Olho.
Vejo ou penso que vejo.
Acredito, sigo, decido, engano-me, quero ser iludido, quero…
e ainda só olhei.
Vejo ou penso que vejo.
Acredito, sigo, decido, engano-me, quero ser iludido, quero…
e ainda só olhei.
Olho as frágeis gambinhas
da costa de Tavira, que apareceram ontem no mercado e deixo-me
tentar:
- Leve que são óptimas
e estão baratas, chegando Agosto não se podem comprar!
Eu fingi pensar, mas já
tinha decidido. Sabia do que se tratava e os cuidados necessários
para não dar cabo dos bichos. Decidi logo ali que faria um caldo
claro com as cascas e daí viria o único calor necessário para uma
ligeiríssima cozedura. A peixeira continuava a falar:
- A minha cunhada está
cá e eu quero que ela prove esta nossa especialidade....
Consommé foi a palavra
irritante que me apareceu no meio da cabeça. Não foi para me armar,
até porque estava a falar sozinho, é o nome que conheço, mas
gostava que a minha Língua tivesse todas as palavras que me faltam,
mesmo que muitas delas só existam noutras Línguas.
Quando atrás escrevi
“caldo claro” pensava em consommé. Esse caldo límpido, cheio de
sabor, que tantas vezes pensei ser uma perda de tempo, pois dava
trabalho e não ficava mais saboroso. Mas fica mais bonito e os olhos
gostam de novidades e depois habituam-se.
Fiz o meu primeiro
consommé há menos de um mês, porque o meu filho me ligou a pedir
que lhe fizesse um de camarão que depois seria incorporado num
xarope, que usaria nuns cocktails, para uma festa. A ideia pareceu-me
parva (camarões e açúcar?) e disse-lhe que era capaz de fazer mas
não me parecia bom.
O consommé ficou lindo, e
lá fiz o xarope, que me disse depois o rapaz, ficou como ele queria.

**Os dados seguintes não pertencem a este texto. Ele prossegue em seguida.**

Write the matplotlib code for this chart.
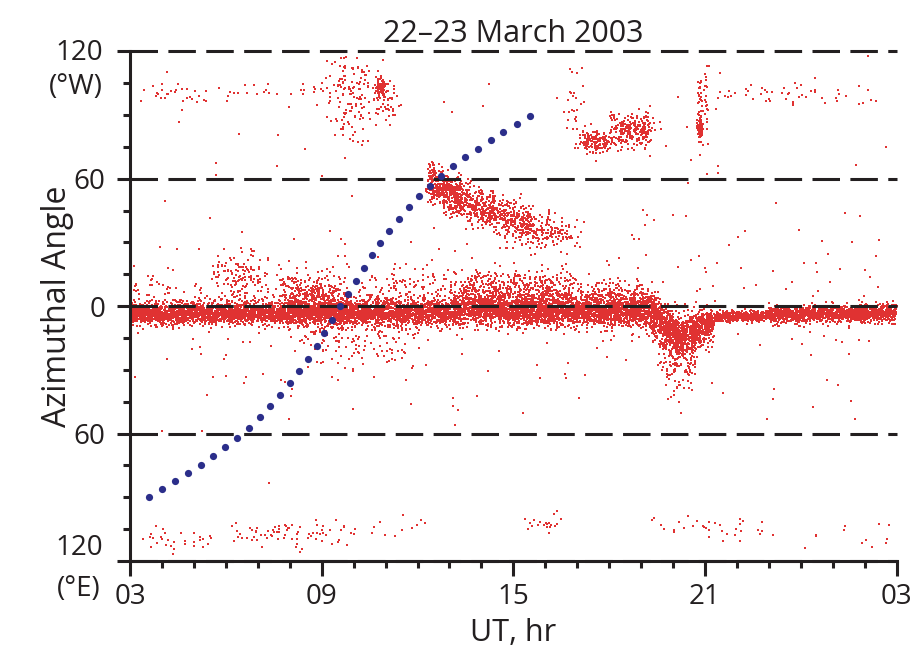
import numpy as np
import matplotlib
matplotlib.use("Agg")
import matplotlib.pyplot as plt
from matplotlib.transforms import blended_transform_factory

plt.rcParams['font.family'] = ['Open Sans', 'DejaVu Sans']

# blue dotted curve (UT hr, deg)
sun_ut = [3.59, 4.00, 4.41, 4.81, 5.21, 5.60, 5.98, 6.36, 6.72, 7.08, 7.39, 7.71,
          8.00, 8.29, 8.56, 8.84, 9.08, 9.32, 9.56, 9.81, 10.06, 10.31, 10.56,
          10.84, 11.12, 11.41, 11.72, 12.05, 12.38, 12.75, 13.11, 13.50, 13.89,
          14.29, 14.68, 15.10, 15.51]
sun_az = [-89.7, -86.1, -82.4, -78.7, -74.8, -70.6, -66.4, -62.0, -57.3, -52.4,
          -47.2, -41.9, -36.2, -30.6, -24.8, -18.7, -12.7, -6.6, -0.1, 5.8, 11.8,
          17.9, 23.9, 29.8, 35.6, 41.1, 46.6, 51.8, 56.6, 61.3, 65.9, 70.3, 74.2,
          78.3, 82.0, 85.6, 89.4]

# red point clouds: x range, centre at start / end, y spread, x blur, count (estimated)
cl_x0 = [3.0, 8.0, 10.5, 13.0, 19.3, 20.2, 19.7, 21.3, 23.0,
         5.8, 7.9, 3.0, 13.2, 16.8, 10.0,
         12.35, 13.4, 15.6,
         9.3, 10.72, 10.6, 3.0, 17.15, 18.15, 20.78, 20.78, 21.0, 21.0, 16.8,
         3.6, 6.2, 9.8, 15.6, 19.6, 23.0,
         3.0, 8.5, 3.0]
cl_x1 = [8.0, 10.5, 13.0, 19.3, 20.2, 21.3, 20.7, 23.0, 27.0,
         7.0, 9.6, 8.0, 16.8, 19.3, 13.0,
         13.4, 15.6, 16.8,
         10.5, 10.98, 11.3, 9.2, 18.0, 19.3, 20.9, 20.9, 21.1, 27.0, 17.1,
         5.5, 9.6, 12.5, 16.4, 23.0, 27.0,
         27.0, 12.0, 27.0]
cl_y0 = [-3.5, -3.0, -3.0, -2.0, -3.0, -15.0, -22.0, -5.0, -4.0,
         14.0, 5.0, 3.0, 6.0, 4.0, 5.0,
         60.0, 50.0, 38.0,
         100.0, 103.0, 96.0, 100.0, 78.0, 83.0, 84.0, 95.0, 100.0, 100.0, 95.0,
         -110.0, -108.0, -104.0, -102.0, -104.0, -106.0,
         0.0, -15.0, 90.0]
cl_y1 = [-3.5, -3.0, -3.0, -3.0, -15.0, -6.0, -22.0, -4.5, -3.5,
         14.0, 5.0, 3.0, 6.0, 4.0, 5.0,
         50.0, 38.0, 32.0,
         100.0, 103.0, 96.0, 100.0, 77.0, 83.0, 84.0, 95.0, 100.0, 100.0, 95.0,
         -110.0, -108.0, -104.0, -102.0, -104.0, -106.0,
         0.0, -15.0, 90.0]
cl_sd = [2.5, 3.0, 3.0, 3.5, 5.0, 4.0, 8.0, 1.2, 2.0,
         5.0, 5.0, 7.0, 5.0, 4.0, 8.0,
         4.5, 4.5, 5.0,
         11.0, 2.0, 5.0, 3.0, 2.5, 4.0, 3.0, 12.0, 12.0, 3.0, 10.0,
         3.0, 3.0, 4.0, 3.0, 3.0, 5.0,
         25.0, 8.0, 12.0]
cl_sx = [0.0, 0.0, 0.0, 0.0, 0.0, 0.0, 0.15, 0.0, 0.0,
         0.3, 0.3, 0.3, 0.2, 0.2, 0.3,
         0.05, 0.1, 0.3,
         0.3, 0.03, 0.15, 0.3, 0.12, 0.15, 0.02, 0.02, 0.02, 0.3, 0.15,
         0.3, 0.3, 0.4, 0.2, 0.3, 0.4,
         0.0, 0.3, 0.0]
cl_n = [1900, 1250, 950, 2700, 600, 500, 220, 520, 1250,
        110, 380, 140, 650, 280, 150,
        480, 520, 140,
        140, 70, 50, 55, 170, 240, 80, 30, 25, 50, 25,
        30, 70, 15, 20, 35, 12,
        300, 150, 40]

rng = np.random.default_rng(7)
px, py = [], []
for x0, x1, y0, y1, sd, sx, n in zip(cl_x0, cl_x1, cl_y0, cl_y1, cl_sd, cl_sx, cl_n):
    xs = rng.uniform(x0, x1, n)
    yc = y0 + (y1 - y0) * (xs - x0) / (x1 - x0)
    ys = yc + rng.normal(0, sd, n)
    xs = xs + rng.normal(0, 1, n) * sx
    px.append(xs)
    py.append(ys)
px = np.concatenate(px)
py = np.concatenate(py)
keep = (py > -118) & (py < 118) & (px >= 3) & (px <= 27)
px, py = px[keep], py[keep]

ink = '#231f20'
fig = plt.figure(figsize=(9.17, 6.57), dpi=100)
ax = fig.add_axes([0.1418, 0.146, 0.836, 0.776])

ax.scatter(px, py, s=1.3, marker='s', c='#e03232', linewidths=0, zorder=2)
ax.plot(sun_ut, sun_az, 'o', color='#2b2e8a', ms=5.2, mec='none', zorder=4)

for yv in [120, 60, 0, -60, -120]:
    ax.axhline(yv, color=ink, lw=2.2, ls=(0, (9.0, 3.4)), zorder=3, clip_on=False)

ax.set_xlim(3, 27)
ax.set_ylim(-120, 120)
for s in ['top', 'right']:
    ax.spines[s].set_visible(False)
for s in ['left', 'bottom']:
    ax.spines[s].set_linewidth(2.2)
    ax.spines[s].set_color(ink)

ax.set_xticks([3, 9, 15, 21, 27])
ax.set_xticklabels(['03', '09', '15', '21', '03'])
ax.set_xticks(np.arange(3, 28, 1), minor=True)
ax.set_yticks([-120, -60, 0, 60, 120])
ax.set_yticklabels(['', '60', '0', '60', ''])
ax.set_yticks(np.arange(-120, 121, 15), minor=True)
ax.tick_params(axis='both', which='major', width=2.2, color=ink, labelsize=20,
               labelcolor=ink)
ax.tick_params(axis='x', which='major', length=11, pad=5)
ax.tick_params(axis='y', which='major', length=9.5, pad=8)
ax.tick_params(axis='both', which='minor', width=2.2, color=ink, length=5)

tr = blended_transform_factory(ax.transAxes, ax.transData)
ax.text(-0.035, 119, '120', transform=tr, ha='right', va='center', fontsize=20, color=ink)
ax.text(-0.035, 103, '(°W)', transform=tr, ha='right', va='center', fontsize=20, color=ink)
ax.text(-0.035, -114, '120', transform=tr, ha='right', va='center', fontsize=20, color=ink)
ax.text(-0.038, -133, '(°E)', transform=tr, ha='right', va='center', fontsize=20, color=ink)

ax.set_title('22–23 March 2003', fontsize=22, color=ink, pad=7)
ax.set_xlabel('UT, hr', fontsize=22, color=ink, labelpad=5)
ax.set_ylabel('Azimuthal Angle', fontsize=23, color=ink, labelpad=0)

fig.savefig('out.png', dpi=100)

Ainda bem. Comigo ficou a vontade de repetir e foi desta.
Com as cascas das gambas,
uma chalota em meias luas, um talo de aipo, 4 raízes de coentros,
água e sal fiz um caldo. Depois de ter fervilhado um pouco, juntei 3
claras de ovo e mexi ligeiramente. Os sólidos vão-se juntando à
clara e as impurezas vão também aderindo. Pouco depois passei tudo
por um filtro de café e assim obtive um caldo transparente.
Piquei em cubos pequenos,
1 chalota, 10 cm de talo de aipo, ½ cenoura, 1 colher de café de
gengibre fresco e juntei-lhes 1 colher de café com sal, o mesmo de
açúcar, 2 colheres de sopa com vinagre (usei vinagre de arroz que
veio comigo de férias) e 1 com água. Neste líquido macerei os
vegetais durante 30 minutos.
Para servir, aqueci o
caldo, distribuí as gambas descascadas pelos 2 pratos de sopa (doses
generosas), escorri os “pickles”, juntando-os às gambas, cobri
com o caldo bem quente e acabei com um pouco de pimanta preta,
coentros frescos e aneto (na véspera tínhamos comido um ceviche de
dourada na Noélia e eu ficara com o gosto do aneto na boca. Como
havia aneto na praça, comprei e usei).
Ficou muito bom e estas
gambas, que se dão mal com grandes calores, cozem assim apenas o suficiente,
para darem o seu melhor.
Os olhos procuram sem
descanso. Hoje vi lagostins e comprei. Estou a pensar num azeite
feito com as cascas, uns dentes de alho, um pouco de piri piri...
nada ajillo/ao alhinho/à guilho, mas quase (só que não).